Content warning: contains descriptions of prison violence, self-harm, and suicide
Another prisoner has died in custody at Bristol’s HMP Eastwood Park. The Ministry of Justice (MoJ) confirmed to the Canary that an individual died in the prison on 10 June 2023.
This is is part of a repeated pattern of deaths in custody at the prison. HM Inspectorate of Prisons (HMIP) wrote that conditions at Eastwood Park were both “terrible” and “wholly unsuitable” in a statement in February 2023. Violence and self-harm is rife.
Remembering those who have died in Bristol prison
This latest death is at least the second to take place this year at a Bristol prison. In March 2023, Keith Gadd took his own life at HMP Bristol. Keith was serving an indeterminate sentence under imprisonment for public protection (IPP) rules. IPP prisoners have no set release date. The courts give them an initial ‘tariff’ during sentencing, but their release date is determined by a parole board. Many IPP prisoners serve a decade or more after their tariff is up.
On Sunday 9 July demonstrators gathered outside HMP Eastwood Park to mourn Taylor, another IPP prisoner. It marked one year since Taylor took his own life at the prison. According to a statement from Bristol Anarchist Black Cross, prison officers viciously assaulted Taylor just weeks before he died.
The IPP sentence has often been described as psychological torture. In fact, at least 81 IPP prisoners have died by suicide since the Labour government created the sentence in 2003. IPP sentences were abolished in 2012, but the state didn’t apply this retrospectively. Thousands of people remain in prison with no release date in site.
Staff failing prisoners
On 28 December 2022, 48-year-old Clare Dupree died in hospital. She had been admitted to hospital after a fire started in her cell. Prisoners have accused Eastwood Park of not doing enough to help her. On 9 January 2023 the Canary reported:
Under prison regulations, prison staff are supposed to be trained to use Respiratory Protective Equipment (RPE) in order to respond to fires inside prisons. The policy allows trained staff wearing RPE to enter a cell where a fire is taking place – if it is safe to do so – in order to remove prisoners. The prisoners’ accounts suggest that this did not take place.

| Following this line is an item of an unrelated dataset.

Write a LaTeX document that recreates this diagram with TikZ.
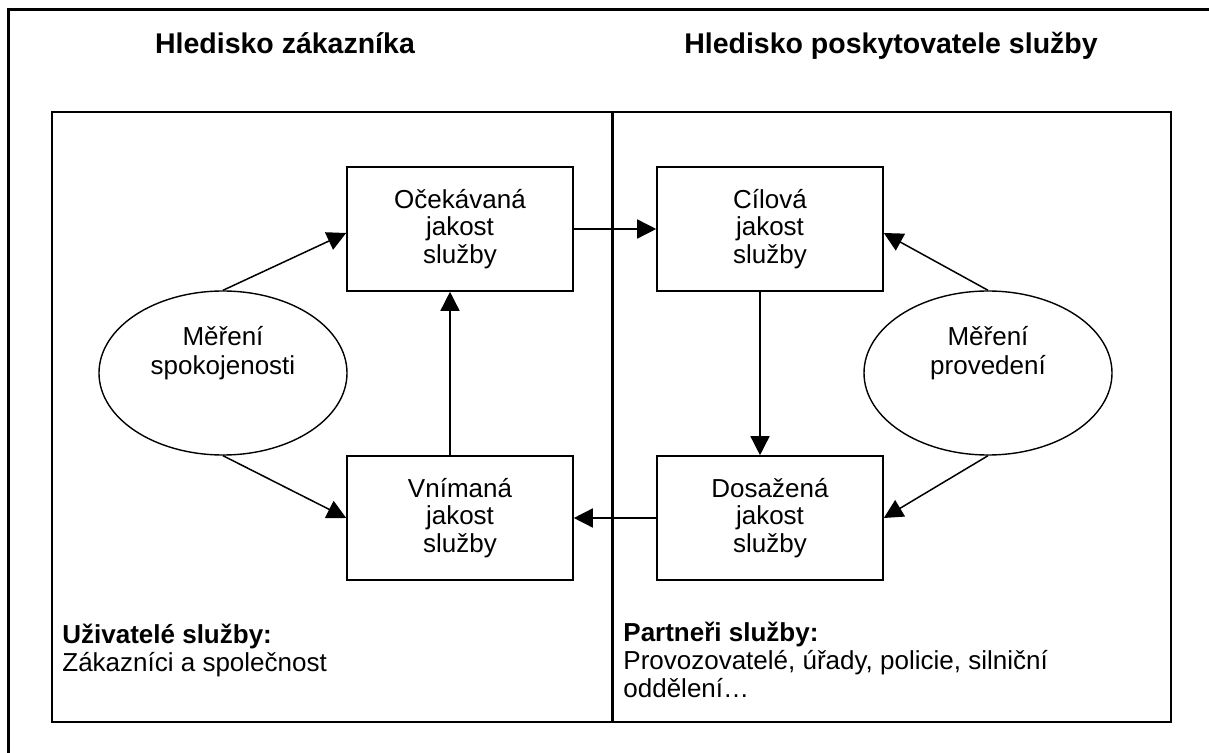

Kayleigh, another prisoner at HMP Eastwood Park, took her own life in summer 2022. Prisoners say that officers assaulted Kayleigh shortly before she committed suicide.
We contacted the MoJ about the latest death at the prison. It said that the Prisons and Probation Ombudsman would investigate it, but declined to make any comment over the circumstances.
Officers ‘use force’ to deal with self harm
It’s clear from the reports the Canary has received from prisoners over the past year, and from a scathing report from HMIP, that Eastwood Park is a deeply dangerous institution.
HMIP inspected Eastwood Park in October 2022. It found that several women were being held in bloodstained cells, that officers were not properly trained, and that they often used force to deal with prisoners self harming. Self harming was common among the prisoners, and staff’s use of force had increased by 75% since the last report. One prison inspector admitted that the conditions were the worst he had ever seen.
Deaths in custody are all too common at HMP Eastwood Park. The October 2022 HMIP report found that four people had taken their own lives at the prison since their last inspection. We know that at least two more prisoners – the latest individual, and Clare Dupree – have died at Eastwood Park since then.
Not just one rotten prison
However, it is not just one rotten prison, or a few violent officers. The death of Keith a few miles away at HMP Bristol is an example of that. The problem is the whole carceral system, which is hardwired to dehumanise and brutalise the people it imprisons.
Our communities need to defend themselves against the violence of the prison system. We need to respond to every death in prison custody with the same grief and rage as when the cops murder people on the street. We need to come together and create a movement that can put an end to the violence and brutality of imprisonment for good.